The Liberal Democrats have long been one of the most interesting political forces in the United Kingdom, providing a forward-looking alternative to the traditional two-party system with intriguing policy proposals over the years such as free dental and eye checks for all adults and the proposal for free higher education. The 2010 general election was a breakthrough for the Lib Dems, with the party entering national government for the first time in its history as a result of a hung parliament.


It seemed at the time to be, and still does today, an unlikely marriage: the Conservative Party forming a government with the Liberal Democrats, a social liberal party, under the leadership of Nick Clegg, who now serves as Deputy Prime Minister. After four years in office, I feel that it is worth asking this question: how successful have the Liberal Democrats been in putting their ideals into practice?
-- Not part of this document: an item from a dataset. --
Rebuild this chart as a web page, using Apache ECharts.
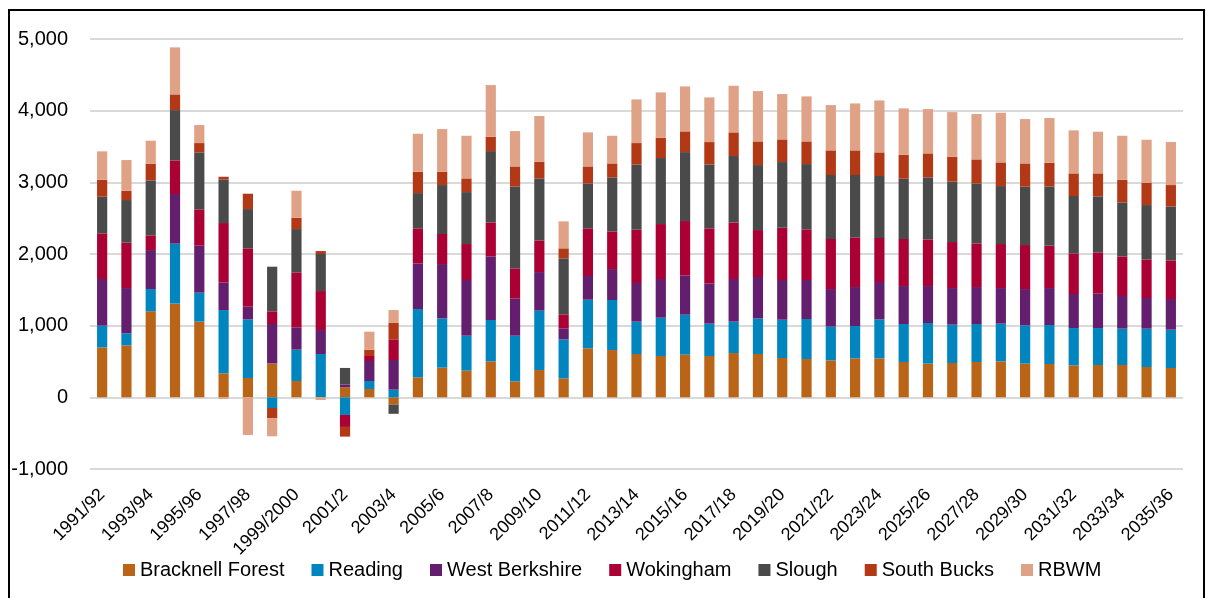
<!DOCTYPE html>
<html>
<head>
<meta charset="utf-8">
<script src="https://cdn.jsdelivr.net/npm/echarts@6/dist/echarts.min.js"></script>
<style>
  html, body { margin: 0; padding: 0; background: #fff; }
  #container { width: 1209px; height: 598px; }
  #frame { position: absolute; left: 8px; top: 9px; width: 1193px; height: 600px; border: 2px solid #000; pointer-events: none; }
</style>
</head>
<body>
<div id="container"></div>
<div id="frame"></div>
<script>
var years = ['1991/92','1992/93','1993/94','1994/95','1995/96','1996/97','1997/98','1998/99','1999/2000','2000/01',
  '2001/2','2002/3','2003/4','2004/5','2005/6','2006/7','2007/8','2008/9','2009/10','2010/11',
  '2011/12','2012/13','2013/14','2014/15','2015/16','2016/17','2017/18','2018/19','2019/20','2020/21',
  '2021/22','2022/23','2023/24','2024/25','2025/26','2026/27','2027/28','2028/29','2029/30','2030/31',
  '2031/32','2032/33','2033/34','2034/35','2035/36'];

var bracknell = [697, 725, 1200, 1307, 1056, 335, 270, 474, 228, 0,
  140, 116, -100, 279, 414, 372, 502, 223, 381, 265,
  684, 660, 605, 577, 595, 577, 618, 605, 549, 535,
  516, 544, 544, 493, 470, 479, 493, 502, 470, 465,
  446, 451, 451, 423, 409];
var reading = [303, 168, 311, 837, 404, 883, 818, -149, 437, 605,
  -246, 112, 107, 953, 688, 488, 577, 637, 828, 544,
  678, 698, 451, 534, 558, 451, 438, 497, 534, 558,
  470, 451, 544, 530, 567, 535, 530, 526, 534, 544,
  521, 516, 507, 535, 535];
var westBerks = [651, 632, 544, 693, 656, 386, 177, 549, 312, 334,
  37, 279, 414, 637, 758, 777, 888, 521, 539, 154,
  331, 432, 539, 540, 549, 562, 595, 577, 554, 544,
  525, 544, 521, 530, 516, 511, 516, 497, 507, 516,
  475, 479, 456, 428, 428];
var wokingham = [637, 633, 205, 469, 507, 828, 814, 177, 767, 544,
  -167, 70, 288, 489, 419, 502, 474, 419, 442, 195,
  665, 526, 744, 767, 758, 768, 790, 655, 730, 707,
  698, 693, 614, 656, 651, 642, 609, 614, 614, 591,
  567, 577, 553, 539, 539];
var slough = [511, 595, 767, 702, 795, 609, 548, 623, 604, 517,
  233, 0, -130, 492, 683, 725, 995, 1143, 865, 781,
  627, 753, 911, 921, 962, 892, 926, 907, 916, 911,
  893, 870, 865, 841, 865, 842, 837, 809, 814, 827,
  800, 781, 753, 758, 753];
var southBucks = [237, 130, 233, 219, 130, 37, 214, -144, 158, 41,
  -135, 88, 233, 298, 186, 191, 200, 279, 233, 140,
  237, 195, 298, 283, 289, 312, 330, 330, 316, 316,
  344, 344, 330, 335, 335, 348, 335, 330, 325, 331,
  316, 321, 316, 312, 298];
var rbwm = [396, 428, 321, 656, 251, -23, -525, -251, 377, -37,
  0, 251, 176, 530, 595, 595, 721, 493, 637, 376,
  475, 386, 609, 633, 627, 623, 651, 702, 633, 628,
  632, 655, 725, 647, 618, 623, 633, 693, 619, 623,
  600, 581, 614, 599, 600];

var seriesNames = ['Bracknell Forest', 'Reading', 'West Berkshire', 'Wokingham', 'Slough', 'South Bucks', 'RBWM'];
var seriesData = [bracknell, reading, westBerks, wokingham, slough, southBucks, rbwm];
var colors = ['#BA6418', '#0085BF', '#631E6E', '#AA0033', '#4A4A4A', '#B23816', '#DFA286'];

var font = '"Liberation Sans", Arial, sans-serif';

var dom = document.getElementById('container');
var myChart = echarts.init(dom, null, { renderer: 'canvas' });

var series = [];
for (var i = 0; i < seriesNames.length; i++) {
  series.push({
    name: seriesNames[i],
    type: 'bar',
    stack: 'total',
    barWidth: '42%',
    data: seriesData[i],
    itemStyle: { color: colors[i] }
  });
}

var option = {
  animation: false,
  textStyle: { fontFamily: font },
  color: colors,
  grid: { left: 90, right: 26, top: 39, bottom: 129 },
  legend: {
    top: 555,
    left: 118,
    icon: 'rect',
    itemWidth: 12,
    itemHeight: 12,
    itemGap: 27,
    textStyle: { fontSize: 20, color: '#000' },
    data: seriesNames
  },
  xAxis: {
    type: 'category',
    data: years,
    axisLine: { show: false },
    axisTick: { show: false },
    axisLabel: { interval: 1, rotate: 45, fontSize: 18, color: '#000', margin: 23 }
  },
  yAxis: {
    type: 'value',
    min: -1000,
    max: 5000,
    interval: 1000,
    axisLine: { show: false },
    axisTick: { show: false },
    axisLabel: {
      fontSize: 20,
      color: '#000',
      margin: 22,
      formatter: function (v) { return v.toLocaleString('en-US'); }
    },
    splitLine: { lineStyle: { color: '#d9d9d9', width: 2 } }
  },
  series: series
};

myChart.setOption(option);
window.addEventListener('resize', myChart.resize);
</script>
</body>
</html>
During its time in government with the Conservatives, the Lib Dems have presided over the implementation of controversial policies such as a tripling of student fees and cuts in welfare benefits; bitter pills to swallow for a party that championed the abolition of tuition fees and the replacement of various benefits with a guaranteed “Citizen’s Income” during its long years in opposition. Nevertheless, in observing the record of the Liberal Democrats in government, I have found that the Lib Dems can point to policies such as an extension in the coverage of free school meals, the restoration of the link between pensions and earnings, and a big expansion in the number of apprenticeships as evidence that their time in office has enabled them to implement a number of positive reforms. The free school meals policy will help save money for squeezed households, while the change to the pension indexation formula will help to improve the incomes of pensioners in the long term. These measures, however, are arguably overshadowed by the numerous cuts that the government have introduced, or are planning to introduce in the near future which are expected to increase the number of people in Britain living in poverty over the remainder of this decade, according to predictions by the Joseph Rowntree Foundation.


The debacle over Lords reform, with David Cameron having promised Nick Clegg as part of the Coalition agreement that reform of the House of Lords would take place - and then abandoning this promise, could have been a wakeup call to the Lib Dem ministers to encourage their Coalition colleagues to implement social liberal policies reflecting the ideals and aspirations of party members, such as recent Lib Dem proposals for extended free childcare provision and expanded housing construction, in return for their support. Lib Dem ministers could also exert pressure on the Treasury to clamp down on tax havens (with an estimated 21 trillion American dollars stashed away) and reverse the decision to reduce the top rate of income tax from 50% to 45% at a time of austerity and reduced real incomes, which to me puts the lie to David Cameron’s oft-quoted and dubious assertion that “we are all in this together.”

The policies of austerity that the Liberal Democrats have had to stomach in contradiction of their social liberal principles also demonstrate the difficulties of making compromises when in coalition with another party of a differing ideology. It also makes me wonder if it may have been better to have held a repeat election rather than for the Lib Dems to enter into an administration dominated by the Conservatives, given the dramatic fall in the party’s standing in opinion polls since 2010.


Taking all this into account, should one dismiss the Lib Dems as a relevant force in British politics? Based on my findings, the answer to this question is no. Although opinion polls have shown support for the Lib Dems to be far below the 23% it won in the 2010 election (with many actually putting the party in fourth place), it’s current poll ratings of between 5%-10% suggest that the Lib Dems could still garner enough public support and win enough seats to once again hold the balance of power. With Labour holding a slight lead, I am convinced that there is the possibility of the Lib Dems supporting a minority Labour government after May next year. However, it is also possible that the Coalition could continue in its current form, albeit with greater concessions won by the Lib Dems and the implementation of a more progressive programme for government. I believe that the enactment of such a policy agenda would not only benefit the Liberal Democrats in demonstrating their progressive credentials, but in bringing about a greater degree of social and economic justice, would be for the betterment of the British people as a whole.